Posted in Books, Kids with tags , , , , on September 20, 2015 by xi'an

“The Alabama Supreme Court ruled in 2014 that the state’s chemical endangerment statute, which was written in part to stop people from bringing children to places like methamphetamine labs, applies to foetuses.”

A few weeks ago I read in the New York Times the case of a woman who was sent to jail for taking drugs while pregnant and then almost barred from her parental rights when she tried to undergo an abortion. And I found this story quite shocking at many levels. First, while I see very little rationale in sending people to prison, this is certainly one of the most absurd jail sentences I heard of (if I understand correctly the story). There is no real debate to have about the fact that exposing a foetus to drugs (incl. alcohol) is running a terrible risk about the health and prospects of the future baby, however once this exposure had occurred, I see no point in a jail punishment, from both mother and future child perspectives. The prison deterrent was clearly not strong enough to prevent the woman from taking drugs during pregnancy.

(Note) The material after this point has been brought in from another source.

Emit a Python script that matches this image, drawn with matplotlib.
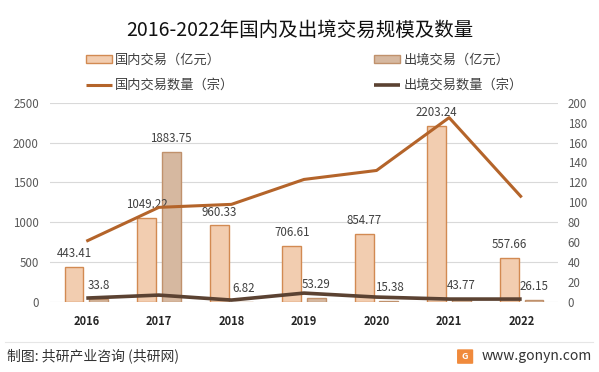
import matplotlib
matplotlib.use("Agg")
import matplotlib.pyplot as plt
import numpy as np
from matplotlib.patches import FancyBboxPatch

plt.rcParams['font.family'] = ['Noto Sans CJK SC', 'DejaVu Sans']

years = ['2016', '2017', '2018', '2019', '2020', '2021', '2022']
domestic_value = [443.41, 1049.22, 960.33, 706.61, 854.77, 2203.24, 557.66]
outbound_value = [33.8, 1883.75, 6.82, 53.29, 15.38, 43.77, 26.15]
domestic_count = [61, 95, 98, 123, 132, 185, 105]
outbound_count = [4, 7, 2, 9, 5, 3, 3]

left_ticks = [0, 500, 1000, 1500, 2000, 2500]
right_ticks = list(range(0, 201, 20))

c_dom_fill = '#F2CDB0'
c_dom_edge = '#D28A52'
c_out_fill = '#D6B8A0'
c_out_edge = '#C0916C'
c_dom_line = '#B4642A'
c_out_line = '#5B4232'
txt = '#404040'

fig = plt.figure(figsize=(5.99, 3.72), dpi=100)
ax = fig.add_axes([0.0835, 0.188, 0.848, 0.536])
ax2 = ax.twinx()

x = np.arange(len(years))
bw = 0.26
off = 0.17
b1 = ax.bar(x - off, domestic_value, bw, color=c_dom_fill, edgecolor=c_dom_edge, linewidth=1.0, zorder=2)
b2 = ax.bar(x + off, outbound_value, bw, color=c_out_fill, edgecolor=c_out_edge, linewidth=1.0, zorder=2)

for xi, v in zip(x, domestic_value):
    ax.annotate(f'{v:.2f}', (xi - off, v), xytext=(0, 5), textcoords='offset points',
                ha='center', va='bottom', fontsize=8.3, color=txt, zorder=5)
for xi, v in zip(x, outbound_value):
    ax.annotate(f'{v:g}', (xi + off, v), xytext=(0, 5), textcoords='offset points',
                ha='center', va='bottom', fontsize=8.3, color=txt, zorder=5)

ax.set_xlim(-0.5, len(years) - 0.5)
ax.set_ylim(0, 2500)
ax.set_yticks(left_ticks)
ax.set_xticks(x)
ax.set_xticklabels(years, fontsize=8, fontweight='bold', color='#262626')
ax.tick_params(axis='y', labelsize=8.3, colors='#595959', length=0, pad=8)
ax.tick_params(axis='x', length=0, pad=9)
ax.grid(axis='y', color='#D9D9D9', linewidth=0.8, zorder=0)
ax.set_axisbelow(True)
for s in ax.spines.values():
    s.set_visible(False)

l1, = ax2.plot(x, domestic_count, color=c_dom_line, linewidth=2.2, zorder=4, solid_capstyle='butt')
l2, = ax2.plot(x, outbound_count, color=c_out_line, linewidth=2.6, zorder=4, solid_capstyle='butt')
ax2.set_ylim(0, 200)
ax2.set_yticks(right_ticks)
ax2.tick_params(axis='y', labelsize=8.3, colors='#595959', length=0, pad=7)
for s in ax2.spines.values():
    s.set_visible(False)

fig.text(0.501, 0.919, '2016-2022年国内及出境交易规模及数量', ha='center', va='center', fontsize=14, color='#111111')

leg_kw = dict(loc='upper left', frameon=False, fontsize=9.5, handlelength=2.0, handleheight=0.55,
              labelspacing=0.95, handletextpad=0.25, borderpad=0, borderaxespad=0, labelcolor=txt)
leg1 = fig.legend(handles=[b1, l1], labels=['国内交易（亿元）', '国内交易数量（宗）'],
                  bbox_to_anchor=(0.143, 0.856), **leg_kw)
leg2 = fig.legend(handles=[b2, l2], labels=['出境交易（亿元）', '出境交易数量（宗）'],
                  bbox_to_anchor=(0.624, 0.856), **leg_kw)

# footer
fig.add_artist(plt.Line2D([0.008, 0.99], [0.081, 0.081], color='#E6E6E6', linewidth=0.8, transform=fig.transFigure))
fig.text(0.012, 0.043, '制图: 共研产业咨询 (共研网)', ha='left', va='center', fontsize=10, color='#333333')
fig.text(0.988, 0.043, 'www.gonyn.com', ha='right', va='center', fontsize=10, color='#333333')
fig.add_artist(FancyBboxPatch((0.765, 0.024), 0.023, 0.035, boxstyle='round,pad=0.002', transform=fig.transFigure,
                              facecolor='#F08A3C', edgecolor='none'))
fig.text(0.7765, 0.0415, 'G', ha='center', va='center', fontsize=6.5, fontweight='bold', color='white')

fig.savefig('out.png', dpi=100)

“…a legal clash had seen the woman go to federal court to assert her right to an abortion, and the county’s district attorney go to an Alabama court to strip the woman of her parental rights over the foetus to block the abortion.”

The second shocking feature in this sad story is the attempt by both jail authorities and the local justice to bar the woman from having an abortion, which would seem to me like the most reasonable course of action given the terrible odds on the physical and mental prospects of the future baby. Which means that those people were taking over this woman’s body and claiming authority over a not-yet-born baby. Given the immense regression in abortion rights across America, this is not highly surprising, alas, but it remains a shock in seeing the denial of this woman’s rights over her body so clearly stated. The third shocking fact in this case is that it did not go to court as “the woman said she had changed her mind and would carry the child.” It is of course her right to change her mind, but I also find it hard to believe she had reached this decision on her own, with no pressure from the prison authorities. And equally shocking the absence of concern throughout about the future of this prospective baby…

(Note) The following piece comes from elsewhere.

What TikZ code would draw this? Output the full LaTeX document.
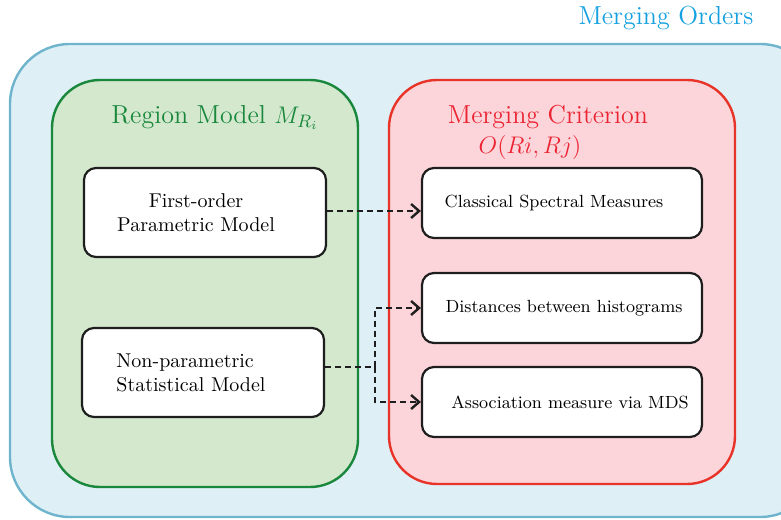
\documentclass[tikz,border=0pt]{standalone}
\usepackage{tikz}
\usetikzlibrary{arrows.meta,positioning}
\definecolor{ordersfill}{RGB}{222,239,246}
\definecolor{ordersline}{RGB}{110,180,205}
\definecolor{orderstext}{RGB}{20,160,225}
\definecolor{modelfill}{RGB}{211,232,205}
\definecolor{modelline}{RGB}{25,135,60}
\definecolor{critfill}{RGB}{252,213,218}
\definecolor{critline}{RGB}{232,52,40}
\definecolor{crittext}{RGB}{235,35,50}
\definecolor{boxline}{RGB}{30,30,30}
\tikzset{
  groupbox/.style={line width=1.2pt, rounded corners=24pt},
  titletext/.style={font=\fontsize{13}{15}\selectfont},
  modelbox/.style={draw=boxline, fill=white, line width=1.1pt, rounded corners=6pt,
    minimum width=121pt, minimum height=44.5pt},
  modeltext/.style={align=left},
  critbox/.style={draw=boxline, fill=white, line width=1.1pt, rounded corners=6pt,
    minimum width=140pt, minimum height=35pt},
  crittext/.style={font=\fontsize{8.8}{10}\selectfont},
  dashline/.style={draw=boxline, line width=1.2pt, dash pattern=on 3pt off 2pt},
  link/.style={dashline, -{Straight Barb[length=4pt,width=7pt]}}
}
\begin{document}
\begin{tikzpicture}[x=0.5pt,y=-0.5pt]
  \useasboundingbox (0,0) rectangle (781,519);
  \clip (0,0) rectangle (781,519);
  % outer group
  \draw[groupbox, rounded corners=30pt, draw=ordersline, fill=ordersfill] (10,44) rectangle (820,517);
  \node[titletext, text=orderstext] (orders) at (666,18) {Merging Orders};
  % left and right groups
  \draw[groupbox, draw=modelline, fill=modelfill] (52,80) rectangle (358,487);
  \draw[groupbox, draw=critline, fill=critfill] (389,80) rectangle (735,484);
  \node[titletext, text=modelline] (modeltitle) at (215,117) {Region Model $M_{R_i}$};
  \node[titletext, text=crittext] (crittitle) at (548,117) {Merging Criterion};
  \node[titletext, text=crittext] (critsym) at (530,148) {$O(Ri,Rj)$};
  % models
  \node[modelbox] (param) at (205,212.5) {};
  \node[modeltext, align=center] at ([xshift=-4.5pt]param.center) {First-order\\Parametric Model};
  \node[modelbox] (nonparam) at (203,372.5) {};
  \node[modeltext] at ([xshift=-6pt]nonparam.center) {Non-parametric\\Statistical Model};
  % criteria
  \node[critbox] (spectral) at (562,203) {};
  \node[crittext] at ([xshift=-4pt]spectral.center) {Classical Spectral Measures};
  \node[critbox] (histo) at (562,308) {};
  \node[crittext] at ([xshift=1pt]histo.center) {Distances between histograms};
  \node[critbox] (mds) at (562,402) {};
  \node[crittext] at ([xshift=4pt]mds.center) {Association measure via MDS};
  % links
  \coordinate (top) at (param.east |- 0,211);
  \draw[link] (top) -- (top -| spectral.west);
  \coordinate (split) at (375,367);
  \draw[dashline] (nonparam.east |- split) -- (split);
  \draw[link] (split) |- (histo.west);
  \draw[link] (split) |- (mds.west);
\end{tikzpicture}
\end{document}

revenge, death penalty, prisons, &tc.

Posted in Books, Kids, University life with tags , , , , , , , , , on May 17, 2014 by xi'an

divide1In the latest Sunday Review of the New York Times, the Norwegian novelist Jo Nesbo has a tribune on revenge against misdeeds and law as institutionalized revenge. Somewhat hidden in the current justifications of the legal system(s). (As an aside, he mentions the example of the Icelandic Alþingi where justice was dispensed once a year, resulting in beheadings, stake burnings, and drowning in the pond depicted above…) This came a few days after another tribune on a similar topic by Charles Blow, following the “botched Oklahoma execution of Clayton Lockett”, entitled “Eye-for-eye incivility” (an understatement if any!), and arguing  about the economic inefficiency of the death penalty. Besides the basic moral quandaries of taking someone else’s life, perfectly summarised by Franquin in the following dark strip:

Franquin's piece on death penalty, part of the Idées Noires album...This sequence of tribunes links to one of my pet theories, which is that imprisonment is the most inadequate way of addressing crime and law breaking in (modern?) societies.  Setting fully aside the moral notions of revenge and punishment, which aim more at the victim or victim’s relatives than at the perpetrator, and of redemption and remorse, which are at best hypothetical and inspired by religious considerations,  I do wonder why economists have not tried to come up with more rational and game-theoretic ways of dealing with law-breakers than locking them up all together and expecting them to behave forever after the end of their term. More globally, I find it quite surprising that no one ever seems to question the very notion of sending people to jail. Indeed, it does bring any clear benefit to society as a whole. One of the usual arguments I receive in those occasions is that imprisonment keeps dangerous people away. But that seems a fairly weak notion: (i) most violent offenders are not dangerous in an absolute berserker sense but only because local circumstances made them violent at a given occurrence in space and time, (ii) those offenders are only put away for a while (in most civilised countries), (iii) they are not getting any less dangerous while in prison, and (iv) it does not apply to the vast majority of people jailed. Furthermore, from a pure offer-versus-demand perspective, this may be counterproductive: e.g., putting some thieves away in jail for a while simply gives an opportunity to other thieves to take advantage of the “thieving market”.

The Freakonomics blog has some entries on the topic—somewhat supportive of my notion that most criminals act in an overall rational way for which incentives and decentives could be considered—, but still fails to address the larger picture… I showed this post to Andrew who pointed me (of course!) to his blog, as several entries therein also consider the issue, like this one on the puzzles of criminal justice. Or prison terms for financial fraud? But I would push the argument further and call for an ultimate abolishment of the carceral system, seeking efficient and generalised alternatives to imprisonment. As detailed in this U.N. report I just came across. As I think a time will come when imprisonment will be seen as irrational as witch-burning is considered today.